# L229 NOT spooling for the 921 - mistake on Dish's site



## welchwarlock (Jan 5, 2005)

According to Dish Network's website, L229 is spooling for the 921, and was released yesterday..... 

http://www.dishnetwork.com/content/customerCare/technical/software_versions/index.asp

Obviously a mistake at Dish Network....

WW


----------



## mwgiii (Jul 19, 2002)

See this thread about the mistake.

http://www.dbstalk.com/showthread.php?t=43437


----------



## jergenf (Mar 31, 2005)

Those guys must be working 24 by 7 trying to fix our 921's if they already jumped *11* version levels in a week.

Bless their hearts ... :lol:


----------



## SummitAdvantageRetailer (Feb 20, 2005)

Please re-name your title as it's misleading.
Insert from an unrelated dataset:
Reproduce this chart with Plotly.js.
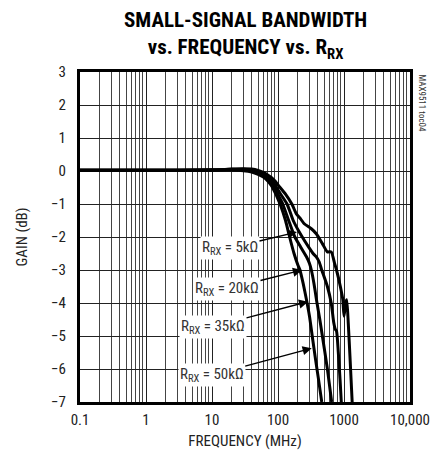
<!DOCTYPE html>
<html>
<head>
<meta charset="utf-8">
<script src="https://cdn.plot.ly/plotly-3.0.1.min.js"></script>
<style>
html,body{margin:0;padding:0;background:#fff;}
#chart{width:435px;height:460px;}
</style>
</head>
<body>
<div id="chart"></div>
<script>
// Frequency (MHz) and gain (dB)
const freq50k = [0.1, 1, 10, 20, 30, 40, 50, 60, 70, 80, 90, 100, 110, 130, 150, 175, 200, 215, 240, 270, 300, 330, 370, 410, 460];
const gain50k = [0.02, 0.02, 0.03, 0.03, 0.01, -0.03, -0.1, -0.18, -0.3, -0.45, -0.65, -0.85, -1.05, -1.5, -2.0, -2.5, -2.85, -3.0, -3.4, -3.9, -4.4, -5.0, -5.7, -6.3, -7.0];

const freq35k = [0.1, 1, 10, 20, 30, 40, 50, 60, 70, 80, 90, 100, 118, 145, 180, 220, 270, 300, 320, 350, 390, 430, 470, 560, 650];
const gain35k = [0.02, 0.02, 0.03, 0.04, 0.03, 0.0, -0.07, -0.14, -0.24, -0.37, -0.55, -0.72, -1.0, -1.5, -2.0, -2.3, -2.6, -2.8, -3.0, -3.4, -4.0, -4.5, -5.0, -6.0, -7.0];

const freq20k = [0.1, 1, 10, 20, 30, 40, 50, 60, 70, 80, 90, 100, 137, 170, 210, 250, 290, 340, 380, 420, 460, 560, 640, 700, 740, 770, 820, 870, 910];
const gain20k = [0.02, 0.02, 0.03, 0.05, 0.05, 0.03, -0.03, -0.1, -0.18, -0.28, -0.42, -0.58, -1.0, -1.5, -1.85, -2.1, -2.3, -2.5, -2.6, -2.75, -3.0, -3.5, -4.0, -4.6, -4.8, -4.85, -5.5, -6.3, -7.0];

const freq5k = [0.1, 1, 10, 20, 30, 40, 50, 60, 70, 80, 90, 100, 130, 162, 190, 220, 250, 320, 380, 470, 560, 640, 720, 770, 880, 960, 1000, 1060, 1100, 1160, 1230, 1330];
const gain5k = [0.02, 0.02, 0.03, 0.06, 0.07, 0.06, 0.02, -0.04, -0.12, -0.2, -0.3, -0.42, -0.7, -1.0, -1.3, -1.45, -1.6, -1.75, -1.9, -2.2, -2.45, -2.45, -2.8, -3.0, -3.5, -3.9, -4.4, -4.0, -3.9, -4.6, -5.6, -7.0];

const xTickVals = [0.1, 1, 10, 100, 1000, 10000];
const xTickText = ['0.1', '1', '10', '100', '1000', '10,000'];
const yTickVals = [3, 2, 1, 0, -1, -2, -3, -4, -5, -6, -7];

const labelText = ['R<sub>RX</sub> = 5kΩ', 'R<sub>RX</sub> = 20kΩ', 'R<sub>RX</sub> = 35kΩ', 'R<sub>RX</sub> = 50kΩ'];
const labelTipFreq = [194, 231, 285, 324];
const labelTipGain = [-1.85, -3.0, -3.96, -5.37];
const labelOffX = [-67, -75, -95, -100];
const labelOffY = [16, 19, 25, 27];

const chartTitle = '<b>SMALL-SIGNAL BANDWIDTH</b><br><b>vs. FREQUENCY vs. R<sub>RX</sub></b>';

const font = '"Liberation Sans Narrow", "Arial Narrow", "Roboto Condensed", Roboto, sans-serif';
const lineStyle = {color: '#000', width: 3};

const series = [[freq5k, gain5k], [freq20k, gain20k], [freq35k, gain35k], [freq50k, gain50k]];
const traces = series.map(s => ({
  x: s[0], y: s[1], type: 'scatter', mode: 'lines',
  line: Object.assign({}, lineStyle, {shape: 'spline', smoothing: 0.6}),
  hoverinfo: 'skip', showlegend: false
}));

const annotations = labelText.map((t, i) => ({
  x: Math.log10(labelTipFreq[i]), y: labelTipGain[i], xref: 'x', yref: 'y',
  text: t, showarrow: true, ax: labelOffX[i], ay: labelOffY[i],
  arrowhead: 2, arrowsize: 1.3, arrowwidth: 1.4, arrowcolor: '#000', standoff: 0,
  bgcolor: '#fff', borderpad: 1,
  font: {family: font, size: 15, color: '#333'}
}));
annotations.push({
  xref: 'paper', yref: 'paper', x: 1.035, y: 1.0, xanchor: 'center', yanchor: 'top',
  text: 'MAX9511 toc04', showarrow: false, textangle: 90,
  font: {family: font, size: 9, color: '#333'}
});
// chart title (two lines, bold condensed)
annotations.push({
  xref: 'paper', yref: 'paper', x: 0.5, y: 1, xanchor: 'center', yanchor: 'bottom',
  yshift: 7, showarrow: false, text: chartTitle, align: 'center',
  font: {family: font, size: 21, color: '#000'}
});

const layout = {
  width: 435, height: 460,
  margin: {l: 80, r: 25, t: 72, b: 58},
  paper_bgcolor: '#fff', plot_bgcolor: '#fff',
  xaxis: {
    type: 'log', range: [-1, 4],
    tickvals: xTickVals, ticktext: xTickText,
    showgrid: true, gridcolor: '#222', gridwidth: 1,
    minor: {showgrid: true, gridcolor: '#444', gridwidth: 1, dtick: 'D1', ticks: ''},
    showline: true, linecolor: '#000', linewidth: 3, mirror: true,
    ticks: '', ticklabelstandoff: 2,
    tickfont: {family: font, size: 15, color: '#222'},
    title: {text: 'FREQUENCY (MHz)', font: {family: font, size: 15, color: '#222'}, standoff: 8},
    zeroline: false, fixedrange: true
  },
  yaxis: {
    range: [-7, 3], tickvals: yTickVals,
    showgrid: true, gridcolor: '#222', gridwidth: 1,
    showline: true, linecolor: '#000', linewidth: 3, mirror: true,
    ticks: '', ticklabelstandoff: 8,
    tickfont: {family: font, size: 15, color: '#222'},
    title: {text: 'GAIN (dB)', font: {family: font, size: 15, color: '#222'}, standoff: 20},
    zeroline: false, fixedrange: true
  },
  annotations: annotations
};

Plotly.newPlot('chart', traces, layout, {displayModeBar: false, staticPlot: true});
</script>
</body>
</html>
And a lot of us already read that post and know that it's their mistake. I thought this post was a correction to that mistake but find that it just confirms it. So please change your title.


----------



## welchwarlock (Jan 5, 2005)

Obviously one of the moderators edited the title...I don't often read the other forums, so I did not know there was already a thread....
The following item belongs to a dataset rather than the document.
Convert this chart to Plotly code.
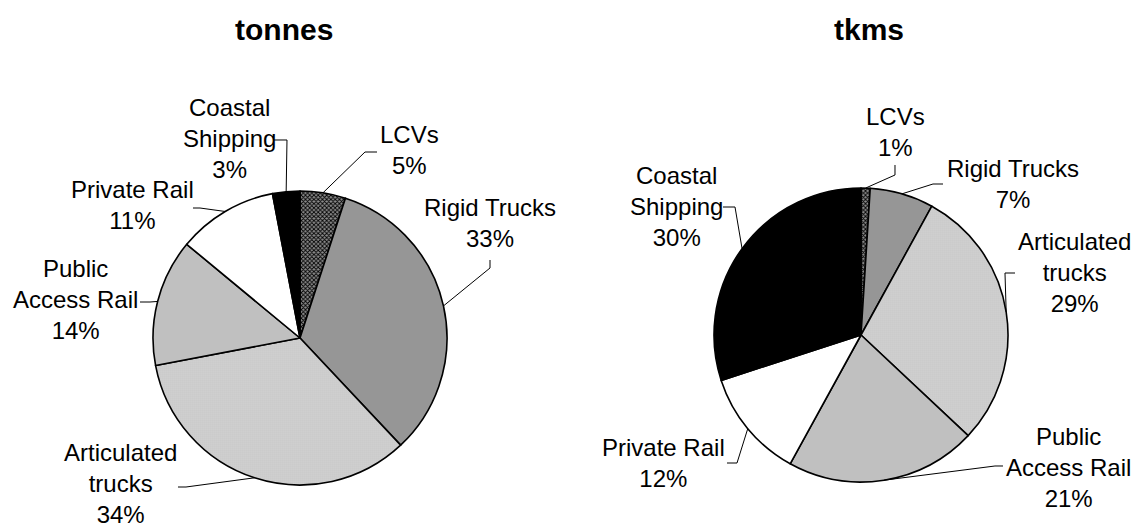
import math
import plotly.graph_objects as go

# Freight task by mode
categories = ["LCVs", "Rigid Trucks", "Articulated trucks",
              "Public Access Rail", "Private Rail", "Coastal Shipping"]
label_text = ["LCVs", "Rigid Trucks", "Articulated<br>trucks",
              "Public<br>Access Rail", "Private Rail", "Coastal<br>Shipping"]
tonnes_pct = [5, 33, 34, 14, 11, 3]
tkms_pct = [1, 7, 29, 21, 12, 30]
panel_titles = ["tonnes", "tkms"]

W, H = 1136, 527
FONT = "Liberation Sans, Arial, sans-serif"

fill_colors = ["#7f7f7f", "#969696", "#dcdcdc", "#c0c0c0", "#ffffff", "#000000"]
pattern_shapes = ["x", "", ".", "", "", ""]
pattern_fg = ["#000000", "#000000", "#8c8c8c", "#000000", "#000000", "#000000"]
pattern_bg = ["#8c8c8c", "#969696", "#f6f6f6", "#c0c0c0", "#ffffff", "#000000"]


def px(x):
    return x / W


def py(y):
    return 1 - y / H


# pie geometry in pixels: centre x, centre y, radius
pies = [
    dict(cx=300, cy=338, r=147, title_x=284),
    dict(cx=861, cy=335, r=147, title_x=869),
]

# label placement (text centre) and the label-side part of each connector, pixels
label_layout = [
    {  # tonnes
        "LCVs": dict(t=(409, 150), path=[(377, 152), (365, 152)]),
        "Rigid Trucks": dict(t=(490, 223), path=[(490, 260), (490, 268)]),
        "Articulated trucks": dict(t=(120, 483), path=[(178, 487), (186, 487)]),
        "Public Access Rail": dict(t=(75, 299), path=[(140, 302), (150, 302)]),
        "Private Rail": dict(t=(132, 205), path=[(193, 208), (200, 208)]),
        "Coastal Shipping": dict(t=(229, 139), path=[(274, 140), (287, 140)]),
    },
    {  # tkms
        "LCVs": dict(t=(895, 132), path=[(895, 165), (895, 175)]),
        "Rigid Trucks": dict(t=(1013, 184), path=[(943, 184), (933, 184)]),
        "Articulated trucks": dict(t=(1074, 272), path=[(1015, 273), (1005, 273)]),
        "Public Access Rail": dict(t=(1068, 467), path=[(1003, 466), (995, 466)]),
        "Private Rail": dict(t=(663, 463), path=[(727, 463), (737, 463)]),
        "Coastal Shipping": dict(t=(676, 206), path=[(723, 207), (735, 207)]),
    },
]

fig = go.Figure()
annotations = []
shapes = []

for k, values in enumerate([tonnes_pct, tkms_pct]):
    g = pies[k]
    cx, cy, r = g["cx"], g["cy"], g["r"]
    fig.add_trace(go.Pie(
        labels=categories,
        values=values,
        sort=False,
        direction="clockwise",
        rotation=0,
        textinfo="none",
        hoverinfo="label+percent",
        showlegend=False,
        domain=dict(x=[px(cx - r), px(cx + r)], y=[py(cy + r), py(cy - r)]),
        marker=dict(
            colors=fill_colors,
            line=dict(color="#000000", width=1.6),
            pattern=dict(shape=pattern_shapes, fgcolor=pattern_fg,
                         bgcolor=pattern_bg, size=[3, 4, 2, 4, 4, 4],
                         solidity=[0.5, 0.3, 0.4, 0.3, 0.3, 0.3]),
        ),
    ))

    annotations.append(dict(
        x=px(g["title_x"]), y=py(30), xref="paper", yref="paper",
        text="<b>" + panel_titles[k] + "</b>", showarrow=False,
        font=dict(family=FONT, size=30, color="#000000"),
        xanchor="center", yanchor="middle",
    ))

    total = sum(values)
    start = 0.0
    for name, txt, v in zip(categories, label_text, values):
        span = 360.0 * v / total
        mid = math.radians(start + span / 2)
        start += span
        ex = cx + r * math.sin(mid)
        ey = cy - r * math.cos(mid)
        lay = label_layout[k][name]
        tx, ty = lay["t"]
        annotations.append(dict(
            x=px(tx), y=py(ty), xref="paper", yref="paper",
            text=f"{txt}<br>{v}%", showarrow=False,
            font=dict(family=FONT, size=24, color="#000000"),
            xanchor="center", yanchor="middle", align="center",
        ))
        pts = lay["path"] + [(ex, ey)]
        d = "M " + " L ".join(f"{px(a):.5f},{py(b):.5f}" for a, b in pts)
        shapes.append(dict(type="path", path=d, xref="paper", yref="paper",
                           line=dict(color="#000000", width=1)))

fig.update_layout(
    width=W, height=H, autosize=False,
    margin=dict(l=0, r=0, t=0, b=0),
    paper_bgcolor="#ffffff", plot_bgcolor="#ffffff",
    annotations=annotations, shapes=shapes,
)

fig.write_html("out.html")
Seriously, how much effort would it be for Dish to correct their web site? 

They did, afterall, eventualy on the DVR Feature add notes indicating that Name Based Recording is not available on all models....specifically omitting the 921...

WW


----------



## TonyB (Jul 5, 2004)

It probably takes 3 months to edit it since its concerning the 921


----------



## jergenf (Mar 31, 2005)

According to the "Tech Forum" (channel 101) *L219* will spool this week. My guess is it will be this Thursday the 11th. It contains more fixes for the local guide issues. Unless DN has a change of heart it's best to assume *non-subs will not get local guide info * in this or any future releases.


----------



## Mark Lamutt (Mar 24, 2002)

Correct - non-subs will not get local channel guide data for their OTA channels.


----------



## 4HiMarks (Jan 21, 2004)

So all those of us within LOS of more than one DMA are SOL permanently? 

-Chris


----------



## invaliduser88 (Apr 23, 2002)

Mark Lamutt said:


> Correct - non-subs will not get local channel guide data for their OTA channels.


Grrrrrr....:nono:


----------